道を歩いている人に、なんという木か聞いてみました。すると、「ロブレ」という答えがかえってきました。これがロブレだったのです。冬になると葉はぜんぶ落ちると言うのです。落葉広葉樹のナラの種類なのです。
「この先を四キロメートルほどいくと、ロブレの森が続いている」
と教えてくれました。
やがて、黒々とした森が見えてきました。みごとな広葉樹林です。ロブレにまじって、カスターニャもそびえています。ものすごい木です。これが、昔のガリシアの森の姿なのです。今でさえ、あんなに豊かな海なのに、こんな木々におおわれていた昔の海はどんなにすごかったか、想像しただけで気が遠くなるようです。

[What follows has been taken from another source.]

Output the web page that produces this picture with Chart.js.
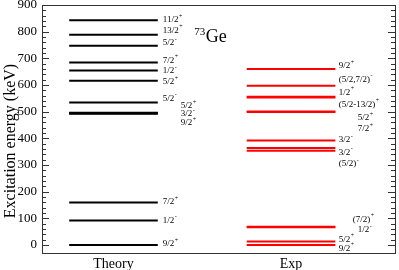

ようやくウリァ川の上流にたどりつきました。この川をくだっていくと、ガリシアの西岸でもっとも大きなアロウサ湾に出るのです。地図を見ると、さっきのロブレの森も、ウリァ川上流の森であることがわかりました。川沿いの道は、のどかな農村風景がつづいています。大きな茶色の牛が、干し草を山のように積んだ車をひいています。
ガリシアは雨が多く牧草がよく育ち、スペインでもっともおいしい肉牛の産地であることも知りました。畑の野菜もみごとに育っています。土地が肥えているのです。それは、この農地もロブレの葉が落ちてできた、腐葉土だからです。
アロウサ湾のコキーユ=サンジャック(聖ヤコブのホタテ貝)
広大なポプラの森を通りぬけると、ウリァ川の川幅が急に広くなりました。どこからか潮のかおりがただよってきます。そして、大きな橋をわたると海が見えたのです。リア・デ・アロウサ(アロウサ湾)です。ウリァ川がけずった谷が沈降してできた周囲100キロメートルもある巨大な湾です。
じつはここが、サンティアゴ(聖ヤコブ)がキリスト教の教えを伝えるため、はじめてこの国を訪れたとき上陸したといわれる地です。また殉教後、その遺体を乗せた小舟が地中海を通って流れ着いたという伝説の地でもあるのです。さっそくその地パドロンに行ってみました。